-- Begin Collected material --

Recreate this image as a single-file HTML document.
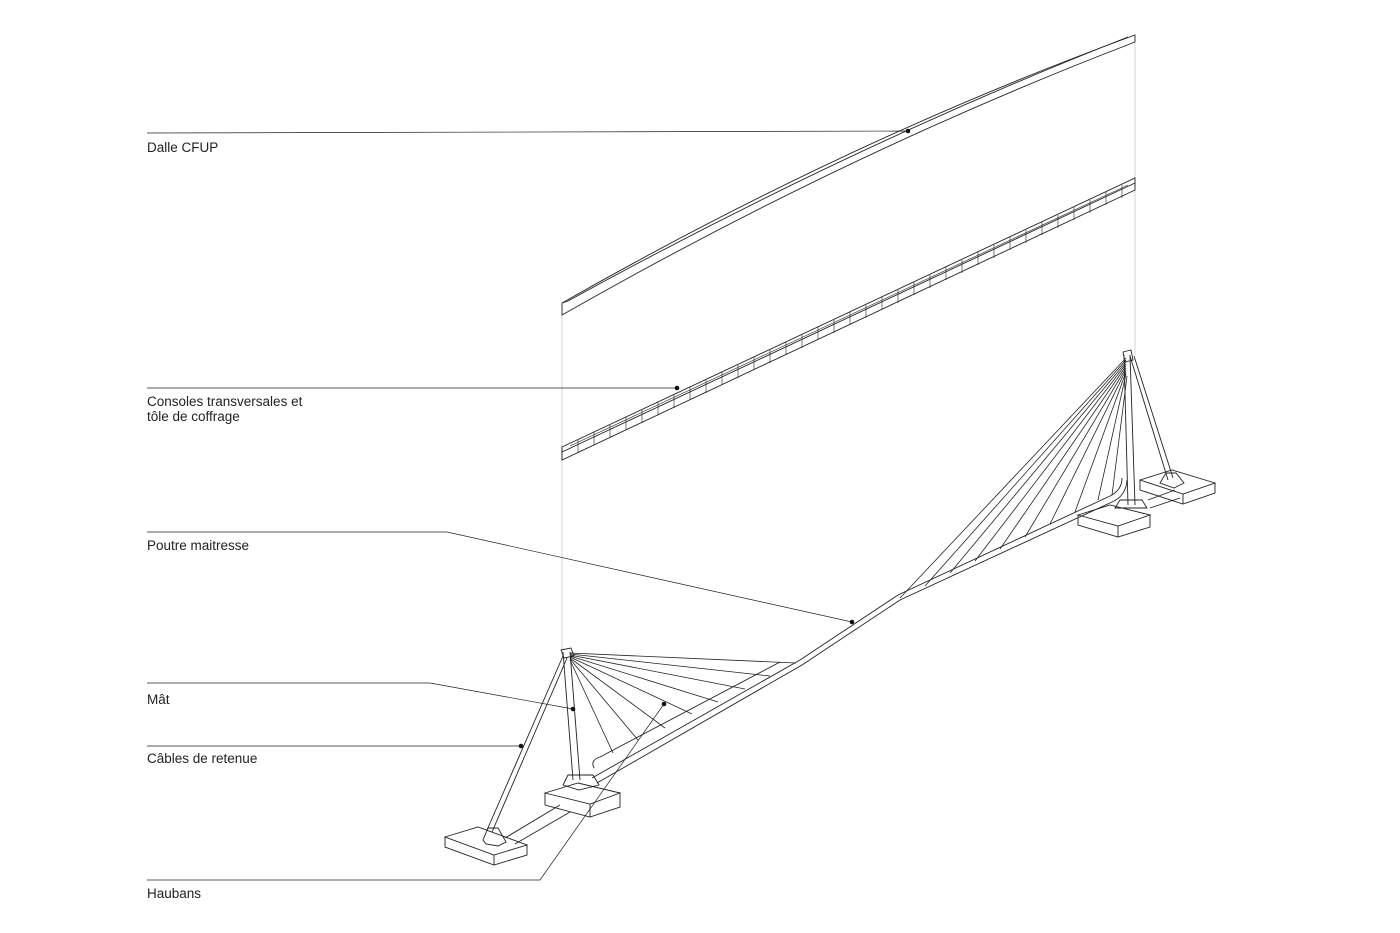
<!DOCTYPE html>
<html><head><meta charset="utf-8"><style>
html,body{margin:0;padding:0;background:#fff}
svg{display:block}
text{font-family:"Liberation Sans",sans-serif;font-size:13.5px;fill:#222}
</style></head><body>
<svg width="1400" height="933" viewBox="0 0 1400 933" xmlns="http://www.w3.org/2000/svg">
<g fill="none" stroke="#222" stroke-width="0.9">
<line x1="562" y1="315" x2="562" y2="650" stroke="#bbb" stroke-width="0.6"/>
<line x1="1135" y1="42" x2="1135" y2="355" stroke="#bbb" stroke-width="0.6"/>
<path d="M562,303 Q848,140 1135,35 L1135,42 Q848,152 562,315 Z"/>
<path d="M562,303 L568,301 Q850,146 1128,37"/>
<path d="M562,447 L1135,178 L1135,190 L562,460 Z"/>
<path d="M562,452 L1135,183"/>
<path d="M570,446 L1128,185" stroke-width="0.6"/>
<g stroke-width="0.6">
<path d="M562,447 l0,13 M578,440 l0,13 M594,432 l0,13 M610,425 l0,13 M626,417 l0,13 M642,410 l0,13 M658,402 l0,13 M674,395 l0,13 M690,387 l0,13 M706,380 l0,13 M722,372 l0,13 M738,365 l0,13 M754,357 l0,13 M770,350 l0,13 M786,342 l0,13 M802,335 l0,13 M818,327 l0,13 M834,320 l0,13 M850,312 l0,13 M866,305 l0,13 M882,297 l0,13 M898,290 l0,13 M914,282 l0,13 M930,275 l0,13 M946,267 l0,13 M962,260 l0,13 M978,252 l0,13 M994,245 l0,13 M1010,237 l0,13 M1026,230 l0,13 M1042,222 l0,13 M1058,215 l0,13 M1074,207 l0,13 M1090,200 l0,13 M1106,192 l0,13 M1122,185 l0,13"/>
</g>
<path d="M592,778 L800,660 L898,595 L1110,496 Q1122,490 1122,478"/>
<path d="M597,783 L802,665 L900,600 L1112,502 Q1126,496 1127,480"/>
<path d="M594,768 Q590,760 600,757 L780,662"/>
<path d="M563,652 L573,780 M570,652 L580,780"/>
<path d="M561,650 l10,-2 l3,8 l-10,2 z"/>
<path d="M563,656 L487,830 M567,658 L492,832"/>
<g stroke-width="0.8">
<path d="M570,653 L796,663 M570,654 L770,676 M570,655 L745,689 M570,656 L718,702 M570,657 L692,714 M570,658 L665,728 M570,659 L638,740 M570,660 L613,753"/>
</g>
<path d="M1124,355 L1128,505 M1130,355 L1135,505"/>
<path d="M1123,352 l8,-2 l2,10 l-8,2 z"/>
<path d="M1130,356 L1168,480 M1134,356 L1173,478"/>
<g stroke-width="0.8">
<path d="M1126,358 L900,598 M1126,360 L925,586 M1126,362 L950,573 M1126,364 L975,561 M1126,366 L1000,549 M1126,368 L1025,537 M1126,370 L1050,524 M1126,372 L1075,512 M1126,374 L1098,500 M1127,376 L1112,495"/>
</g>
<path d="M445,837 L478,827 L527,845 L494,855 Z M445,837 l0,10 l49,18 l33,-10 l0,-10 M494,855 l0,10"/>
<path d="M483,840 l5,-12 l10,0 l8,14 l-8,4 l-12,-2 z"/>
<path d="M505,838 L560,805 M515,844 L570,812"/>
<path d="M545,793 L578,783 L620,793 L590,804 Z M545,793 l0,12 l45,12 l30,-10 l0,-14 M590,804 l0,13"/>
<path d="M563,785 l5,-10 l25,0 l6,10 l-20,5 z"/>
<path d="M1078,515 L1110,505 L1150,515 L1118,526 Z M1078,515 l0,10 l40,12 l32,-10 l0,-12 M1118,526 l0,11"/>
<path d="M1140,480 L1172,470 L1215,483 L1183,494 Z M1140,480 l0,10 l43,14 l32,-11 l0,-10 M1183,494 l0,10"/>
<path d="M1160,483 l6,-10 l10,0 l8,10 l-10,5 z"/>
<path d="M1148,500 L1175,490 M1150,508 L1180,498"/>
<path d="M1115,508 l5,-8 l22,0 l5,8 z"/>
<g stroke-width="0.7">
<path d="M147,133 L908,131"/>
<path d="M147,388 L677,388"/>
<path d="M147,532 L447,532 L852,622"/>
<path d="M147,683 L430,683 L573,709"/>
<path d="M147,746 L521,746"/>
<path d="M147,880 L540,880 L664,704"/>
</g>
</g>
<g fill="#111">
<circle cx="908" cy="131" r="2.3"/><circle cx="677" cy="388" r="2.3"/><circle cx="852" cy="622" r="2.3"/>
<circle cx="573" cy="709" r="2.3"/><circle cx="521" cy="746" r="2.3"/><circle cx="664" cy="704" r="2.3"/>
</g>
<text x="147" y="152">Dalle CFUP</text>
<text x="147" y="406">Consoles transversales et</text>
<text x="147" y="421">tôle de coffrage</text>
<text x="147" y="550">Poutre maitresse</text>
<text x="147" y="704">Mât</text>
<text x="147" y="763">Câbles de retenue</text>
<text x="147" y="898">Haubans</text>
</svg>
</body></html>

-- End Collected material --

• _Do this_
From the data above, write out everything exactly except the pictures.

• _Response to this task_
Recreate this image as a single-file HTML document.
<!DOCTYPE html>
<html><head><meta charset="utf-8"><style>
html,body{margin:0;padding:0;background:#fff}
svg{display:block}
text{font-family:"Liberation Sans",sans-serif;font-size:13.5px;fill:#222}
</style></head><body>
<svg width="1400" height="933" viewBox="0 0 1400 933" xmlns="http://www.w3.org/2000/svg">
<g fill="none" stroke="#222" stroke-width="0.9">
<line x1="562" y1="315" x2="562" y2="650" stroke="#bbb" stroke-width="0.6"/>
<line x1="1135" y1="42" x2="1135" y2="355" stroke="#bbb" stroke-width="0.6"/>
<path d="M562,303 Q848,140 1135,35 L1135,42 Q848,152 562,315 Z"/>
<path d="M562,303 L568,301 Q850,146 1128,37"/>
<path d="M562,447 L1135,178 L1135,190 L562,460 Z"/>
<path d="M562,452 L1135,183"/>
<path d="M570,446 L1128,185" stroke-width="0.6"/>
<g stroke-width="0.6">
<path d="M562,447 l0,13 M578,440 l0,13 M594,432 l0,13 M610,425 l0,13 M626,417 l0,13 M642,410 l0,13 M658,402 l0,13 M674,395 l0,13 M690,387 l0,13 M706,380 l0,13 M722,372 l0,13 M738,365 l0,13 M754,357 l0,13 M770,350 l0,13 M786,342 l0,13 M802,335 l0,13 M818,327 l0,13 M834,320 l0,13 M850,312 l0,13 M866,305 l0,13 M882,297 l0,13 M898,290 l0,13 M914,282 l0,13 M930,275 l0,13 M946,267 l0,13 M962,260 l0,13 M978,252 l0,13 M994,245 l0,13 M1010,237 l0,13 M1026,230 l0,13 M1042,222 l0,13 M1058,215 l0,13 M1074,207 l0,13 M1090,200 l0,13 M1106,192 l0,13 M1122,185 l0,13"/>
</g>
<path d="M592,778 L800,660 L898,595 L1110,496 Q1122,490 1122,478"/>
<path d="M597,783 L802,665 L900,600 L1112,502 Q1126,496 1127,480"/>
<path d="M594,768 Q590,760 600,757 L780,662"/>
<path d="M563,652 L573,780 M570,652 L580,780"/>
<path d="M561,650 l10,-2 l3,8 l-10,2 z"/>
<path d="M563,656 L487,830 M567,658 L492,832"/>
<g stroke-width="0.8">
<path d="M570,653 L796,663 M570,654 L770,676 M570,655 L745,689 M570,656 L718,702 M570,657 L692,714 M570,658 L665,728 M570,659 L638,740 M570,660 L613,753"/>
</g>
<path d="M1124,355 L1128,505 M1130,355 L1135,505"/>
<path d="M1123,352 l8,-2 l2,10 l-8,2 z"/>
<path d="M1130,356 L1168,480 M1134,356 L1173,478"/>
<g stroke-width="0.8">
<path d="M1126,358 L900,598 M1126,360 L925,586 M1126,362 L950,573 M1126,364 L975,561 M1126,366 L1000,549 M1126,368 L1025,537 M1126,370 L1050,524 M1126,372 L1075,512 M1126,374 L1098,500 M1127,376 L1112,495"/>
</g>
<path d="M445,837 L478,827 L527,845 L494,855 Z M445,837 l0,10 l49,18 l33,-10 l0,-10 M494,855 l0,10"/>
<path d="M483,840 l5,-12 l10,0 l8,14 l-8,4 l-12,-2 z"/>
<path d="M505,838 L560,805 M515,844 L570,812"/>
<path d="M545,793 L578,783 L620,793 L590,804 Z M545,793 l0,12 l45,12 l30,-10 l0,-14 M590,804 l0,13"/>
<path d="M563,785 l5,-10 l25,0 l6,10 l-20,5 z"/>
<path d="M1078,515 L1110,505 L1150,515 L1118,526 Z M1078,515 l0,10 l40,12 l32,-10 l0,-12 M1118,526 l0,11"/>
<path d="M1140,480 L1172,470 L1215,483 L1183,494 Z M1140,480 l0,10 l43,14 l32,-11 l0,-10 M1183,494 l0,10"/>
<path d="M1160,483 l6,-10 l10,0 l8,10 l-10,5 z"/>
<path d="M1148,500 L1175,490 M1150,508 L1180,498"/>
<path d="M1115,508 l5,-8 l22,0 l5,8 z"/>
<g stroke-width="0.7">
<path d="M147,133 L908,131"/>
<path d="M147,388 L677,388"/>
<path d="M147,532 L447,532 L852,622"/>
<path d="M147,683 L430,683 L573,709"/>
<path d="M147,746 L521,746"/>
<path d="M147,880 L540,880 L664,704"/>
</g>
</g>
<g fill="#111">
<circle cx="908" cy="131" r="2.3"/><circle cx="677" cy="388" r="2.3"/><circle cx="852" cy="622" r="2.3"/>
<circle cx="573" cy="709" r="2.3"/><circle cx="521" cy="746" r="2.3"/><circle cx="664" cy="704" r="2.3"/>
</g>
<text x="147" y="152">Dalle CFUP</text>
<text x="147" y="406">Consoles transversales et</text>
<text x="147" y="421">tôle de coffrage</text>
<text x="147" y="550">Poutre maitresse</text>
<text x="147" y="704">Mât</text>
<text x="147" y="763">Câbles de retenue</text>
<text x="147" y="898">Haubans</text>
</svg>
</body></html>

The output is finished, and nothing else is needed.